QSA speaks out by shutting up

Student+Lizbeth+Brown+looks+over+one+of+the+body+outlines+across+the+campus+which+memorializes+members+of+the+LGBT+community+who+were+bullying+victims+on+April+11.+%28Mariana+Ramos+%2F+The+Inquirer%29

Student Lizbeth Brown looks over one of the body outlines across the campus which memorializes members of the LGBT community who were bullying victims on April 11. (Mariana Ramos / The Inquirer)

Inquirer Staff

The Queer-Straight Alliance will be having a crowd demonstration on April 14, 2011. The demonstrations will be part of a three hour demonstration that the club will be putting on in the quad.
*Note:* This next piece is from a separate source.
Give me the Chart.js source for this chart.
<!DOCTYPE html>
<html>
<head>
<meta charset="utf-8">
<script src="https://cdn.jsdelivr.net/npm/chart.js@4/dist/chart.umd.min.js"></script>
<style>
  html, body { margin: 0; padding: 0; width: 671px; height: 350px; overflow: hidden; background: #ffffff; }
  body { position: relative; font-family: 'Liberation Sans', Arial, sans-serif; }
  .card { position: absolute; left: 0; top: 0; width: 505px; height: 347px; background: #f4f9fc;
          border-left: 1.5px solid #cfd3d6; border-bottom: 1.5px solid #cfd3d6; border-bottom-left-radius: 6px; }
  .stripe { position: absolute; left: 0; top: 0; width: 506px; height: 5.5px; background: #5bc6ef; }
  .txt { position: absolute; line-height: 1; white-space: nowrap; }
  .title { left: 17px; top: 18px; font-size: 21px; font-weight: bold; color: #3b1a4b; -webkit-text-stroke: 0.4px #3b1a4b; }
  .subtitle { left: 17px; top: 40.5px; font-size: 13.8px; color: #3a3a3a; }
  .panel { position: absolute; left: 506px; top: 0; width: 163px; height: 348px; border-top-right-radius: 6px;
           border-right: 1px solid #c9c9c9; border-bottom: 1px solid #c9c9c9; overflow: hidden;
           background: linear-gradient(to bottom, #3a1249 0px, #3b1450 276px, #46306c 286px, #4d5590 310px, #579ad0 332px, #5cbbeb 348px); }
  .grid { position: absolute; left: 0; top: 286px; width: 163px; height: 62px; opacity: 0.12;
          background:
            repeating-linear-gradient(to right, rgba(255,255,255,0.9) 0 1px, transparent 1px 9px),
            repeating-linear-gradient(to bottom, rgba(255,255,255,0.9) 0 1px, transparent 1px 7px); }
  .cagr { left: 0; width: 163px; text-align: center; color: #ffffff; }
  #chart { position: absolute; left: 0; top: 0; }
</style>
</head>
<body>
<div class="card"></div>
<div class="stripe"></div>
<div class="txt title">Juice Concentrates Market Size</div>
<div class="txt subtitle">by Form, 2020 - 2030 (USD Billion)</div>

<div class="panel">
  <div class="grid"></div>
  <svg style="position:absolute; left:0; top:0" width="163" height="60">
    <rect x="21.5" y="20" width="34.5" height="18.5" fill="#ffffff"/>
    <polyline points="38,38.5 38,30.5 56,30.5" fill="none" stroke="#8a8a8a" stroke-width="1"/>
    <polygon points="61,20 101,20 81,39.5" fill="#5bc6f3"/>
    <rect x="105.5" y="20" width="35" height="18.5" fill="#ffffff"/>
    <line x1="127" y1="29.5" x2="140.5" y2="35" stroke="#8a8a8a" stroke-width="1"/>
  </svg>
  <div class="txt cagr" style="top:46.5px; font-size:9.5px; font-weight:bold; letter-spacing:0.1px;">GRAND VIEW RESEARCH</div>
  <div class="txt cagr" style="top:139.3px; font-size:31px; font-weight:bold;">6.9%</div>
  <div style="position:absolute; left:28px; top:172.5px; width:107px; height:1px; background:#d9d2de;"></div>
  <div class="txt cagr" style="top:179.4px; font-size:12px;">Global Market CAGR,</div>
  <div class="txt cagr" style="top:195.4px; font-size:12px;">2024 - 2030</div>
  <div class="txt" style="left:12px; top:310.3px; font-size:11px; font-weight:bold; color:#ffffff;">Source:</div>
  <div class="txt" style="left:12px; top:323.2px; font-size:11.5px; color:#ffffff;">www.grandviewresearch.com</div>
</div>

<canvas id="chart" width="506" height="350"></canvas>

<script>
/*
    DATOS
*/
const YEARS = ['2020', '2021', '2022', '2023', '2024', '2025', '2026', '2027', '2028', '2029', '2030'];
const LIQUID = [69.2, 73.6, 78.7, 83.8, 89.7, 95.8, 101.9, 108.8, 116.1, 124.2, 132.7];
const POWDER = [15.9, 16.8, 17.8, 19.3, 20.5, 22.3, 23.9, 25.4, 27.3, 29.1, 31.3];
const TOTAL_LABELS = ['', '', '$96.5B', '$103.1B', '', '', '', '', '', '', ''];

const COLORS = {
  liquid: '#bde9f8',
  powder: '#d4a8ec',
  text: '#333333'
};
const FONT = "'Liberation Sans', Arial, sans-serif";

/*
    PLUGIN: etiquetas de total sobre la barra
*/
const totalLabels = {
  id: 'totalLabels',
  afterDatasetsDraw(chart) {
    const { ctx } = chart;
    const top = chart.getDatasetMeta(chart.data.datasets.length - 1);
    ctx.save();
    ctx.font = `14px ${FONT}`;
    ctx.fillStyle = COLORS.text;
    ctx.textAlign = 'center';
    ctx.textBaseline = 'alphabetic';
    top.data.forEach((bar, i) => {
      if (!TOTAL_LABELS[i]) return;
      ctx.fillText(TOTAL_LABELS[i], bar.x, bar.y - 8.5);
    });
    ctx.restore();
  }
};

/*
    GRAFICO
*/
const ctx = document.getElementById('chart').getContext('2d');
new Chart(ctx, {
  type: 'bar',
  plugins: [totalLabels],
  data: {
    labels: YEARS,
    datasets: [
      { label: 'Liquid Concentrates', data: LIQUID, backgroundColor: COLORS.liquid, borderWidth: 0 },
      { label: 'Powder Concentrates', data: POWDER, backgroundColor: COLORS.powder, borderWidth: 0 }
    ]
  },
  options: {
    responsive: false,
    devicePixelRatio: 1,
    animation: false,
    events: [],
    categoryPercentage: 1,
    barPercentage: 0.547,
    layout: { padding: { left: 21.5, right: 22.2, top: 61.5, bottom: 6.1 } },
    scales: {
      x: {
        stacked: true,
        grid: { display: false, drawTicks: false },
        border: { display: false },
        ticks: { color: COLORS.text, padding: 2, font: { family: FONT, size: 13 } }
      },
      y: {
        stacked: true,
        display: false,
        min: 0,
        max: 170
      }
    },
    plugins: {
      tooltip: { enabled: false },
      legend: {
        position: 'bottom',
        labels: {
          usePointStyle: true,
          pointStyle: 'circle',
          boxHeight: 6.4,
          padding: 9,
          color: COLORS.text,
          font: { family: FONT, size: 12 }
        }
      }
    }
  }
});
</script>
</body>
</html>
Day of Silence is an event sponsored by the Gay, Lesbian and Straight Education Network. The National Day of Silence is observed throughout the country, by students who are, for lack of a better term, speaking out for Lesbian Gay Bi-sexual Transgender bullying in schools. Through their demonstrations they hope to generate more awareness for their cause.

One of the more often seen demonstrations is the “chalk” outlines that will be spread throughout the campus. The meaning behind the outlines is that the outlines are members of the LGBT community that are remembered as victims of acts of bullying and hate.
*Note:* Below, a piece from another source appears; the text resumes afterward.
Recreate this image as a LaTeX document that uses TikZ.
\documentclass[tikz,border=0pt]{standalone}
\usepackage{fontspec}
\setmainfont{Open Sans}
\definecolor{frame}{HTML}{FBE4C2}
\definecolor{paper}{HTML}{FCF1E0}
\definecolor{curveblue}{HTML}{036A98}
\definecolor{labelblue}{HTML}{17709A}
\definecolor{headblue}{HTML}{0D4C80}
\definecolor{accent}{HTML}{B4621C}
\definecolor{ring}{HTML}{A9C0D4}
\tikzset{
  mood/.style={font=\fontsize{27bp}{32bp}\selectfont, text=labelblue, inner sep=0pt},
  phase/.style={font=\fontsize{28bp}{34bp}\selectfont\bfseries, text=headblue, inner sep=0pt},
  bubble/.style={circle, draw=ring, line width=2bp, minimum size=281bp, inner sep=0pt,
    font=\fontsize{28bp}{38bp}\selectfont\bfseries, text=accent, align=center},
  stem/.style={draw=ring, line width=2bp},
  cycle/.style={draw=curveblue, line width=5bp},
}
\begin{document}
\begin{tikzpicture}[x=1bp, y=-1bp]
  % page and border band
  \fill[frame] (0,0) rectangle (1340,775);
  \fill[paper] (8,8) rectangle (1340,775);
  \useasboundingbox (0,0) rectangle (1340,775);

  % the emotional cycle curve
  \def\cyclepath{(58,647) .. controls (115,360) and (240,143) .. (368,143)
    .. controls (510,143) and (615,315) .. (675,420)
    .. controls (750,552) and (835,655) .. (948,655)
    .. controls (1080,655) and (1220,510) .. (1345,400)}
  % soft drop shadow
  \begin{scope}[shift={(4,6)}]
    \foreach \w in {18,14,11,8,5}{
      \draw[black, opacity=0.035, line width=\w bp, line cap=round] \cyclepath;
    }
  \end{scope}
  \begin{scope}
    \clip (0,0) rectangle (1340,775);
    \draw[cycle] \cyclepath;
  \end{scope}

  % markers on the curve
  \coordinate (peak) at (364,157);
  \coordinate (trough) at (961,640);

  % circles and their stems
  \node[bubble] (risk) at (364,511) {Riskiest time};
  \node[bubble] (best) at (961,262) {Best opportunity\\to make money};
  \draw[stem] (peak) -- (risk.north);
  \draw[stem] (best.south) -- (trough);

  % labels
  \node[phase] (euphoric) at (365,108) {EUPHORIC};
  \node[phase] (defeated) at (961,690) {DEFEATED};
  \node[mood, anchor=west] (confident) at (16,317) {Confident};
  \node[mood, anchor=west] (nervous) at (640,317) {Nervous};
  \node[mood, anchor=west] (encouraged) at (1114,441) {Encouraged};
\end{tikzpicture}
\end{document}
“I helped put down some of the body outlines, ” co-advisor Martha Dixon said. “Even as we were laying them down, people were stopping to read them, I think they are tremendously effective in getting attention focused on the hate crimes against persons in the LGBT community,”

The Day of Silence will be going on in the quad from 12 to 2 p.m. during which there will be silent scenes and tables with information on the group and the meaning of the day.

At 1:15 p.m. the club, along with any students who want to join in, will lead a silent march through the school, onto Viking, up Viking on to Contra Costa, down Contra Costa, back down Golf Club, and back to the Student Union Building at 2 to 3 p.m. where there will be a Breaking the Silence Party in the Student Union Club Room.

“Every time I hear someone say, ‘That’s so gay,’ I stop and ask what they mean by that. It’s never a reference to homosexuality literally,” QSA co-advisor Lisa Orta. . “I hope the Day of Silence will at least silence the slur and encourage people to really listen to what they are saying.”